[Aim of the task] Find each line with the string "matplotlib" and copy it.

** BEGIN Source excerpt **

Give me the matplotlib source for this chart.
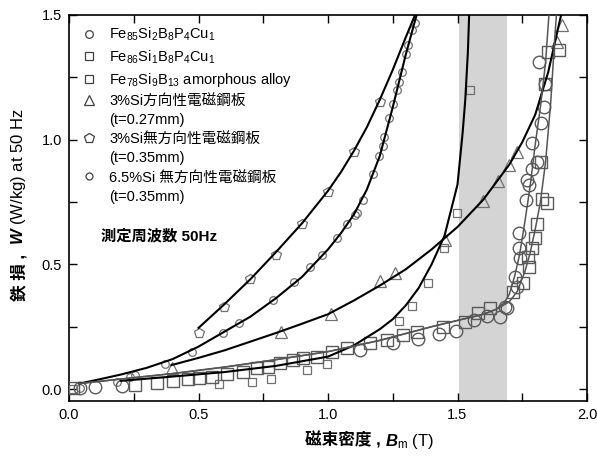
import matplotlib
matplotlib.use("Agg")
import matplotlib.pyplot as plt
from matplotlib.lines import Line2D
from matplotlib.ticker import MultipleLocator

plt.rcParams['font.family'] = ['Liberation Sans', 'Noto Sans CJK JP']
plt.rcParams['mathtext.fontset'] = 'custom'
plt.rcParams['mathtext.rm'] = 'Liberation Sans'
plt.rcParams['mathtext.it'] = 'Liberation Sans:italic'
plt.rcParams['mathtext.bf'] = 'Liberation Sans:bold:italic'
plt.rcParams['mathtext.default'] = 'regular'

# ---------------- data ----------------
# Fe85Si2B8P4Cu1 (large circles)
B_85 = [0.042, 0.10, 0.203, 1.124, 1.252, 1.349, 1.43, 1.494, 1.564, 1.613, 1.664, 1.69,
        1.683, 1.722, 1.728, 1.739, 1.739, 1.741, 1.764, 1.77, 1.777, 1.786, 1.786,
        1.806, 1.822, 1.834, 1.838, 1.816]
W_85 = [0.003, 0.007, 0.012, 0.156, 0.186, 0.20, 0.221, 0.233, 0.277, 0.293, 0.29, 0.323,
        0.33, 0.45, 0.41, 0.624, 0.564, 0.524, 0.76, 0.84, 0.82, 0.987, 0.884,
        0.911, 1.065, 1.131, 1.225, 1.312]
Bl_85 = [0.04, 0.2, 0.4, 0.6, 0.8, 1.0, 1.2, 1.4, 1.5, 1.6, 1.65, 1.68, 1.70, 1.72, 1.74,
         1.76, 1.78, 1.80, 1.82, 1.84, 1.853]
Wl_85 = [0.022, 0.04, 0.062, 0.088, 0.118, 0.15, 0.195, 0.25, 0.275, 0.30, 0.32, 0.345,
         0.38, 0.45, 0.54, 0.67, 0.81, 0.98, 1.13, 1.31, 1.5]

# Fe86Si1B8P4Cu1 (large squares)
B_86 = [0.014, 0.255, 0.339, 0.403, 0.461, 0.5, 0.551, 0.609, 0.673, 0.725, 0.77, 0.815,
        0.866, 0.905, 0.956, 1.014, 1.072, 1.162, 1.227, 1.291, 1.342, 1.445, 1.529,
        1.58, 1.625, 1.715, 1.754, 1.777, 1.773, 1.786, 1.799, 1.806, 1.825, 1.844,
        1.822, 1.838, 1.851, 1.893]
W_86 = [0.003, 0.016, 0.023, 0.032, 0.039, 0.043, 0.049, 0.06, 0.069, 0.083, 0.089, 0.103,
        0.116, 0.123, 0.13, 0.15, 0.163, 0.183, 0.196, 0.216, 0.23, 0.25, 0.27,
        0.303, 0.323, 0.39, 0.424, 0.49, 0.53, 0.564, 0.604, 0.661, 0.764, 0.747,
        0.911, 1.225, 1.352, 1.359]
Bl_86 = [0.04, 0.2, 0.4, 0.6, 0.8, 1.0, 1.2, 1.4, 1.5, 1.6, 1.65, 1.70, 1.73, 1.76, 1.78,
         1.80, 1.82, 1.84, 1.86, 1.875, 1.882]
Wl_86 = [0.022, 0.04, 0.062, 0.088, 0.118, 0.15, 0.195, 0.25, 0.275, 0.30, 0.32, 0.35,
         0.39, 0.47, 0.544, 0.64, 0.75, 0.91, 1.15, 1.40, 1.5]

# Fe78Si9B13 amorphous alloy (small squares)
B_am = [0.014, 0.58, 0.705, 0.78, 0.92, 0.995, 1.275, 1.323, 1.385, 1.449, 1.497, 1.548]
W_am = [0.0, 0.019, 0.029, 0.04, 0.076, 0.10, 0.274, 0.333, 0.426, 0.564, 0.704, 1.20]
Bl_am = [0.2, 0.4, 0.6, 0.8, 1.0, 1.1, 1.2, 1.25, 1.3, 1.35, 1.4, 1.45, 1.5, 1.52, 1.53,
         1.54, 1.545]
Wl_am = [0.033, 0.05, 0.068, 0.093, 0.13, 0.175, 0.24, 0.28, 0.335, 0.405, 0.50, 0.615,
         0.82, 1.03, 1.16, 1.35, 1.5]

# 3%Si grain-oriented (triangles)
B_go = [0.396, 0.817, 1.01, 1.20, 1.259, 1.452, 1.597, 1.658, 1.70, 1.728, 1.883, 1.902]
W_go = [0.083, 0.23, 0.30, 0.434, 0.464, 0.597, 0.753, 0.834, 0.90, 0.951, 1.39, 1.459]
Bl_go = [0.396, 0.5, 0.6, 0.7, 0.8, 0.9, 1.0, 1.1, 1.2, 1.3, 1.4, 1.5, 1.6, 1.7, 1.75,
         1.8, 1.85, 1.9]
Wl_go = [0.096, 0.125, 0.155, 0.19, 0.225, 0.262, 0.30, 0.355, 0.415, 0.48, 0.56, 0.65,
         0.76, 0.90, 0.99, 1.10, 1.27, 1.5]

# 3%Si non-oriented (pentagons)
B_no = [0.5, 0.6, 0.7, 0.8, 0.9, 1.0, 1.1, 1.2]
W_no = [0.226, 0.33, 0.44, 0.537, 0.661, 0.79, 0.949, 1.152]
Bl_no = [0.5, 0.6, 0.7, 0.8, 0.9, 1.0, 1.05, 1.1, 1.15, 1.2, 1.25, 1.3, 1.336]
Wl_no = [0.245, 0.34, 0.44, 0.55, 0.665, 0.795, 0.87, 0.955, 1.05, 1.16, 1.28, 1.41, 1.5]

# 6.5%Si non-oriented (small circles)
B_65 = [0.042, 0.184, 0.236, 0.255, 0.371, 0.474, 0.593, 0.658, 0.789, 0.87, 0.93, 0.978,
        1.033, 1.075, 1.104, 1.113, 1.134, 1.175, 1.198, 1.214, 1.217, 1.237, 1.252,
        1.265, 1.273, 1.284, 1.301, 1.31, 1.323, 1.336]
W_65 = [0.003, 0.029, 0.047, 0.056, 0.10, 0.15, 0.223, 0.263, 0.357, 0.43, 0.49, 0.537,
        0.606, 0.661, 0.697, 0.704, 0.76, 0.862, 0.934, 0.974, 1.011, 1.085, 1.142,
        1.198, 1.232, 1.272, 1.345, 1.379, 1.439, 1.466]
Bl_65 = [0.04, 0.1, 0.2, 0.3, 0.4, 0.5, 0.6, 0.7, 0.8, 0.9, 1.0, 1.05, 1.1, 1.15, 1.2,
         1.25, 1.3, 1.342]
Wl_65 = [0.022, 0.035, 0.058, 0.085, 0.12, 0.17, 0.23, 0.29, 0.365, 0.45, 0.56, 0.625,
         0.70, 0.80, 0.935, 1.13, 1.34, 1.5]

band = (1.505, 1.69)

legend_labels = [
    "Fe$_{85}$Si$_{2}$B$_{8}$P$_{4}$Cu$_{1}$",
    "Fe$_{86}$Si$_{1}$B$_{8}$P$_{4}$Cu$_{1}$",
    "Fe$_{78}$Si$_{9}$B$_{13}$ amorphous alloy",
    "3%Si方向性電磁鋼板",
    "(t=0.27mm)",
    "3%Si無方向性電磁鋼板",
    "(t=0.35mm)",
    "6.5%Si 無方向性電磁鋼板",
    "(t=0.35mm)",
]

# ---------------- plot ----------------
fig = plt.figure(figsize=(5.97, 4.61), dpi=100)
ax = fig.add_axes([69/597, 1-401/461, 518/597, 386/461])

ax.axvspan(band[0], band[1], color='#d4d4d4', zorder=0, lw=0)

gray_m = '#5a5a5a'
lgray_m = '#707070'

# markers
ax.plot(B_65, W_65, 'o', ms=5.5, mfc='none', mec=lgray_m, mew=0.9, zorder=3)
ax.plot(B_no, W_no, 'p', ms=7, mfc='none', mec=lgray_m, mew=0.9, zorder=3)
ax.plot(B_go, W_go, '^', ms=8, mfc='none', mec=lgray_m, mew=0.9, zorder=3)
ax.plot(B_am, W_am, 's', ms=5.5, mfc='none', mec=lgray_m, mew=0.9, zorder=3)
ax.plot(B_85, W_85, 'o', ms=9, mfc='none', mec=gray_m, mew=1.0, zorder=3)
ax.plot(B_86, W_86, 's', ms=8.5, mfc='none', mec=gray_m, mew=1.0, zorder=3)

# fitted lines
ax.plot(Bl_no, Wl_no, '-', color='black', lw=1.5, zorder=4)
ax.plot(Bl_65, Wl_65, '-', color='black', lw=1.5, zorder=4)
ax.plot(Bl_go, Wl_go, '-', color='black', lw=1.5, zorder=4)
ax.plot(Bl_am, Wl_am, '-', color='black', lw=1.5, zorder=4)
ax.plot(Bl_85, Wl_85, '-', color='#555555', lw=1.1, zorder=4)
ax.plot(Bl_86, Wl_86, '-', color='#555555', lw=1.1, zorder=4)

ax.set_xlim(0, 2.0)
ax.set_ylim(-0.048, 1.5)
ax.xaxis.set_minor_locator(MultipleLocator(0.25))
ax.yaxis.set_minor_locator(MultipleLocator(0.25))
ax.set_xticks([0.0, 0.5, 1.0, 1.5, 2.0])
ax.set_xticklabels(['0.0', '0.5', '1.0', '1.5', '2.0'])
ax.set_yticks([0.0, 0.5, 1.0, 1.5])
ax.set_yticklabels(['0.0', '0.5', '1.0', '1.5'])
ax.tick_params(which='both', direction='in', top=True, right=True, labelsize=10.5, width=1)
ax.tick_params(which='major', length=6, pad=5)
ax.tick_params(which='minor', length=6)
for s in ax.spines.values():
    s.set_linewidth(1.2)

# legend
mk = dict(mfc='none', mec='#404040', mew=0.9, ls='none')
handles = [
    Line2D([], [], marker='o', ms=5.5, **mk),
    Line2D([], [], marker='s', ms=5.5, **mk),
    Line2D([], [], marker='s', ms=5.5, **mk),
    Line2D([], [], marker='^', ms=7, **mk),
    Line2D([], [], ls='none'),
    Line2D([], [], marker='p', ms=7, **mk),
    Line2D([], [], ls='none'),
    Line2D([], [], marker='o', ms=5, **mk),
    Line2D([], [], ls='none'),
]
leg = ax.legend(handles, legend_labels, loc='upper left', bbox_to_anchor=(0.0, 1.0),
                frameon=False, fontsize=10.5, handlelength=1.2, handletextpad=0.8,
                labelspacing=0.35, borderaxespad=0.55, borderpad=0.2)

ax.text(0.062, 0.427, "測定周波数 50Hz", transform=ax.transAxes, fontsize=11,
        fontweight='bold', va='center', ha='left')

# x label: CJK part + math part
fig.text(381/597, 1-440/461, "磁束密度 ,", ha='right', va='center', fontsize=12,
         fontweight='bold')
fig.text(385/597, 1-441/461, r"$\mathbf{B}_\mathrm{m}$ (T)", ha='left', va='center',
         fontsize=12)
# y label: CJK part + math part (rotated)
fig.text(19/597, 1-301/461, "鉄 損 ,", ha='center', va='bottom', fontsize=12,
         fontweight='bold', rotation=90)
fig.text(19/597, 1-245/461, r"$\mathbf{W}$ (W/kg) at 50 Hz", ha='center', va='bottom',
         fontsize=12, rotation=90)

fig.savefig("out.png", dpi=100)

** END Source excerpt **

[Problem solution]
Give me the matplotlib source for this chart.
import matplotlib
matplotlib.use("Agg")
import matplotlib.pyplot as plt
from matplotlib.lines import Line2D
from matplotlib.ticker import MultipleLocator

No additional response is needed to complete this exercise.